We see this in the last few verses, about seeing his offspring and prolonging his days, and about the will of the Lord prospering, coming out of anguish, finding satisfaction, making many righteous, and being allotted a portion with the great.

III.

The insight we acquire from this is, as Paul says, “if we have died with him in a death like his we will surely be united with him in a resurrection like his.” So, even here in Isaiah, it is not the suffering that is the point, but the resurrection — Christ’s resurrection and our resurrection with him.

So, God is not placing obstacles in our way. God is not demanding to be paid in blood. God is not balancing our sin with our suffering.
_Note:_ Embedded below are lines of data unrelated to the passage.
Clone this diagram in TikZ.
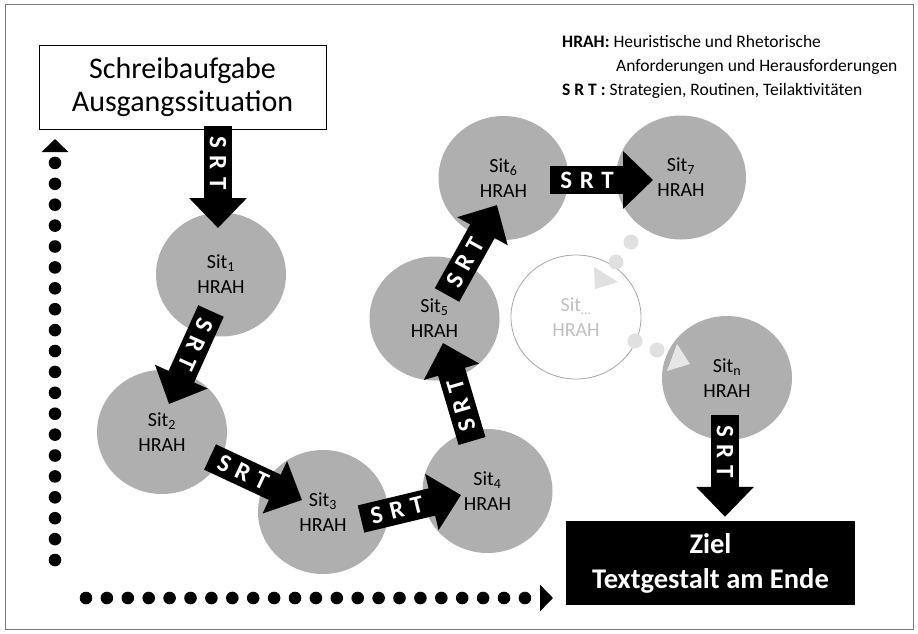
\documentclass[tikz,border=0pt]{standalone}
\usepackage{fontspec}
\setmainfont{Carlito}
\usetikzlibrary{shapes.geometric,arrows.meta,calc}

\definecolor{sitgray}{RGB}{175,175,175}
\definecolor{faintgray}{RGB}{224,224,224}
\definecolor{ghostgray}{RGB}{166,166,166}
\definecolor{ghosttext}{RGB}{191,191,191}
\definecolor{framegray}{RGB}{120,120,120}

\begin{document}
\begin{tikzpicture}[x=1pt,y=-1pt,
  sit/.style={ellipse,fill=sitgray,minimum width=130pt,minimum height=124pt,align=center,font=\fontsize{20}{25}\selectfont},
  srt/.style={line width=28pt,-{Triangle[length=30pt,width=56pt]}},
  srtlbl/.style={sloped,allow upside down,text=white,font=\fontsize{25}{25}\selectfont\bfseries},
  dots/.style={line width=12.6pt,line cap=round,dash pattern=on 0pt off 20.9pt,-{Triangle[length=13pt,width=26pt]}}]
\tikzstyle{every node}+=[inner sep=0pt]
\useasboundingbox (0,0) rectangle (918,634);
\draw [framegray,line width=1pt] (5,5) rectangle (913,629);
\node [draw,line width=0.8pt,minimum width=287pt,minimum height=84pt,align=center,font=\fontsize{30}{33}\selectfont] (task) at (182.5,87) {Schreibaufgabe\\Ausgangssituation};
\node [fill=black,text=white,minimum width=289pt,minimum height=84pt,align=center,font=\fontsize{28.5}{35}\selectfont\bfseries] (goal) at (710.5,563) {Ziel\\Textgestalt am Ende};
\node [anchor=north west,align=left,font=\fontsize{17.5}{24}\selectfont] (legend) at (562,35) {\textbf{HRAH:} Heuristische und Rhetorische\\\hspace*{54pt}Anforderungen und Herausforderungen\\\textbf{S R T :} Strategien, Routinen, Teilaktivitäten};
\node [sit] (s1) at (221,274.5) {Sit\textsubscript{1}\\HRAH};
\node [sit] (s2) at (162,432) {Sit\textsubscript{2}\\HRAH};
\node [sit] (s3) at (323,512) {Sit\textsubscript{3}\\HRAH};
\node [sit] (s4) at (487.5,491) {Sit\textsubscript{4}\\HRAH};
\node [sit] (s5) at (434.5,318.5) {Sit\textsubscript{5}\\HRAH};
\node [sit] (s6) at (503.5,178) {Sit\textsubscript{6}\\HRAH};
\node [sit] (s7) at (681,177.5) {Sit\textsubscript{7}\\HRAH};
\node [sit] (sn) at (727,378) {Sit\textsubscript{n}\\HRAH};
\node [sit,fill=none,draw=ghostgray,line width=0.8pt,text=ghosttext] (sx) at (576,317) {Sit\textsubscript{\dots}\\HRAH};
\fill [faintgray] (631,242) circle (7.5pt) (616,262) circle (7.5pt) (635,341) circle (7.5pt) (657,350) circle (7.5pt);
\fill [faintgray] (594,267) -- (618,282) -- (595,289) -- cycle;
\fill [faintgray!80!white] (677,344) -- (690,364) -- (667,371) -- cycle;
\draw [srt] ($(task.south -| s1)+(-3,-3)$) -- ($(s1)+(-3,-46.5)$) node [srtlbl,pos=0.36] {S\hspace{0.3em}R\hspace{0.3em}T};
\draw [srt] ($(s1)+(-10,36.5)$) -- ($(s2)+(7,-28)$) node [srtlbl,pos=0.36] {S\hspace{0.3em}R\hspace{0.3em}T};
\draw [srt] ($(s2)+(48,25)$) -- ($(s3)+(-21,-12)$) node [srtlbl,pos=0.36] {S\hspace{0.3em}R\hspace{0.3em}T};
\draw [srt] ($(s3)+(38,7)$) -- ($(s4)+(-26.5,4)$) node [srtlbl,pos=0.36] {S\hspace{0.3em}R\hspace{0.3em}T};
\draw [srt] ($(s4)+(-15.5,-50)$) -- ($(s5)+(8.5,24.5)$) node [srtlbl,pos=0.36] {S\hspace{0.3em}R\hspace{0.3em}T};
\draw [srt] ($(s5)+(12.5,-23.5)$) -- ($(s6)+(-6.5,27)$) node [srtlbl,pos=0.36] {S\hspace{0.3em}R\hspace{0.3em}T};
\draw [srt] ($(s6)+(46.5,2)$) -- ($(s7)+(-28,2.5)$) node [srtlbl,pos=0.36] {S\hspace{0.3em}R\hspace{0.3em}T};
\draw [srt] ($(sn)+(-2,37)$) -- ($(goal.north -| sn)+(-2,-4)$) node [srtlbl,pos=0.36] {S\hspace{0.3em}R\hspace{0.3em}T};
\coordinate (vbot) at (55,560);
\coordinate (vtop) at (55,139);
\coordinate (hbeg) at (86,598);
\coordinate (hend) at (553,598);
\draw [dots] (vbot) -- (vtop);
\draw [dots] (hbeg) -- (hend);
\end{tikzpicture}
\end{document}
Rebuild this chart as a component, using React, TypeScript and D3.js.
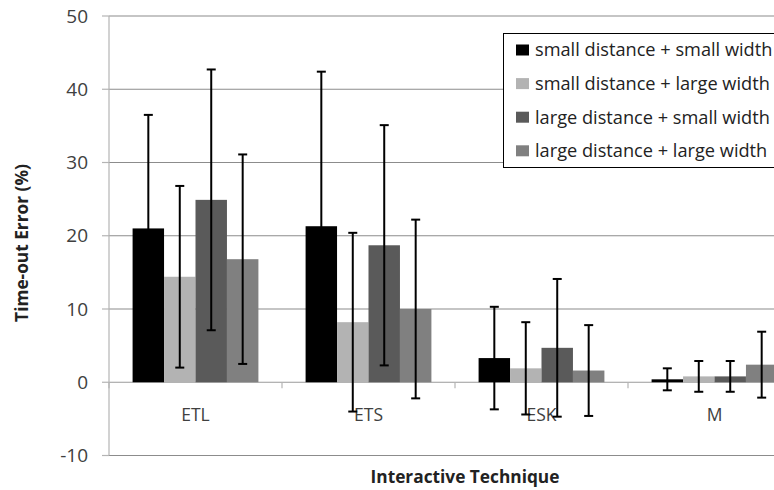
import React from "react";
import * as d3 from "d3";

const categories = ["ETL", "ETS", "ESK", "M"];
const seriesNames = [
  "small distance + small width",
  "small distance + large width",
  "large distance + small width",
  "large distance + large width",
];
const smallSmall = [21, 21.3, 3.3, 0.4];
const smallLarge = [14.4, 8.2, 1.9, 0.8];
const largeSmall = [24.9, 18.7, 4.7, 0.8];
const largeLarge = [16.8, 10, 1.6, 2.4];
const errSmallSmall = [15.5, 21.1, 7.0, 1.5];
const errSmallLarge = [12.4, 12.2, 6.3, 2.1];
const errLargeSmall = [17.8, 16.4, 9.4, 2.1];
const errLargeLarge = [14.3, 12.2, 6.2, 4.5];
const yTicks = [-10, 0, 10, 20, 30, 40, 50];
const colors = ["#000000", "#b3b3b3", "#5a5a5a", "#808080"];

const values = [smallSmall, smallLarge, largeSmall, largeLarge];
const errors = [errSmallSmall, errSmallLarge, errLargeSmall, errLargeLarge];

export default function App() {
  const W = 774;
  const H = 490;
  const left = 109;
  const right = 801;
  const y = d3.scaleLinear().domain([-10, 50]).range([455.5, 16]);
  const x0 = d3.scaleBand().domain(categories).range([left, right]).paddingInner(0).paddingOuter(0);
  const bw = x0.bandwidth();
  const barW = bw / 5.5;
  const groupOff = (bw - 4 * barW) / 2;
  const x1 = d3
    .scaleBand()
    .domain(seriesNames)
    .range([groupOff, groupOff + 4 * barW])
    .padding(0);
  const font = "'Open Sans', sans-serif";

  return (
    <svg
      width={W}
      height={H}
      style={{ position: "absolute", left: 0, top: 0, background: "#fff" }}
      fontFamily={font}
    >
      {/* gridlines */}
      {yTicks.map((t) => (
        <line
          key={"g" + t}
          x1={left}
          x2={right}
          y1={y(t)}
          y2={y(t)}
          stroke={t === 0 ? "#9a9a9a" : "#8c8c8c"}
          strokeWidth={1.2}
        />
      ))}
      {/* y axis */}
      <line x1={left} x2={left} y1={y(50)} y2={y(-10)} stroke="#b4b4b4" strokeWidth={1.2} />
      {yTicks.map((t) => (
        <g key={"t" + t}>
          <line x1={left - 7} x2={left} y1={y(t)} y2={y(t)} stroke="#b4b4b4" strokeWidth={1.2} />
          <text
            x={88}
            y={y(t)}
            dy="0.35em"
            textAnchor="end"
            fontSize={19}
            fill="#404040"
          >
            {t}
          </text>
        </g>
      ))}
      {/* category ticks */}
      {categories.map((c, i) => (
        <line
          key={"ct" + c}
          x1={x0(c)! + (i === 0 ? 0 : 0)}
          x2={x0(c)!}
          y1={y(0)}
          y2={y(0) + 6}
          stroke="#b4b4b4"
          strokeWidth={1.2}
        />
      ))}
      <line x1={right} x2={right} y1={y(0)} y2={y(0) + 6} stroke="#b4b4b4" />
      {/* category labels */}
      {categories.map((c) => (
        <text
          key={"cl" + c}
          x={x0(c)! + bw / 2}
          y={421}
          textAnchor="middle"
          fontSize={17.5}
          fill="#404040"
        >
          {c}
        </text>
      ))}
      {/* bars */}
      {seriesNames.map((s, si) => (
        <g key={"s" + si}>
          {categories.map((c, ci) => {
            const v = values[si][ci];
            const bx = x0(c)! + x1(s)!;
            return (
              <rect
                key={"b" + ci}
                x={bx}
                y={y(Math.max(0, v))}
                width={barW}
                height={Math.abs(y(0) - y(v))}
                fill={colors[si]}
              />
            );
          })}
        </g>
      ))}
      {/* error bars */}
      {seriesNames.map((s, si) => (
        <g key={"e" + si}>
          {categories.map((c, ci) => {
            const v = values[si][ci];
            const e = errors[si][ci];
            const cx = x0(c)! + x1(s)! + barW / 2;
            return (
              <g key={"eb" + ci} stroke="#000" strokeWidth={2}>
                <line x1={cx} x2={cx} y1={y(v + e)} y2={y(v - e)} />
                <line x1={cx - 4.5} x2={cx + 4.5} y1={y(v + e)} y2={y(v + e)} />
                <line x1={cx - 4.5} x2={cx + 4.5} y1={y(v - e)} y2={y(v - e)} />
              </g>
            );
          })}
        </g>
      ))}
      {/* legend */}
      <rect x={503.5} y={33.5} width={300} height={134} fill="#fff" stroke="#000" strokeWidth={1} />
      {seriesNames.map((s, i) => {
        const cy = 50 + i * 33.6;
        return (
          <g key={"l" + i}>
            <rect x={516} y={cy - 5.5} width={13} height={11} fill={colors[i]} />
            <text x={535} y={cy} dy="0.35em" fontSize={18.2} fill="#222">
              {s}
            </text>
          </g>
        );
      })}
      {/* axis titles */}
      <text
        x={(left + right) / 2 + 10}
        y={483}
        textAnchor="middle"
        fontSize={17.3}
        fontWeight="bold"
        fill="#222"
      >
        Interactive Technique
      </text>
      <text
        transform={`translate(28, 243) rotate(-90)`}
        textAnchor="middle"
        fontSize={17.3}
        fontWeight="bold"
        fill="#222"
      >
        Time-out Error (%)
      </text>
    </svg>
  );
}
God has no pre-conditions for reconciliation and forgiveness. God’s love is out there, woven into the very fabric of the universe. God’s love permeates the creation the way blood flows to every cell of our bodies. God’s love is the life of the whole universe.

It is as if the forces of evil invest all their time and energy in killing the God of life. They use horrific and gruesome violence.. but in every place God’s blood falls miraculous new life sprouts and grows and blossoms forth. They thought they were exterminating God’s love; instead they were causing it to spread.

And it spreads through us, through the vows we make and keep when we participate in his Body and Blood, and in the way that participation energizes our ministry and witness in his Name.

The challenge of Good Friday is to keep in our hearts the good news of Jesus’ resurrection and the Kingdom of God. For even when our faith brings us to difficult days, times of loss, failure, pain and heartbreak, times of confusion, betrayal, and sorrow, these do not have the power to break us... unless we give in to their terror. They don’t have the power to break us because they are not ultimately real. It is the end of the story that matters, and we know that the end of the story is resurrection life.

We have to make that end present in our daily lives now, by living together in peace, justice, reconciliation, and love. This begins here in this place... and then it extends outward into the whole world.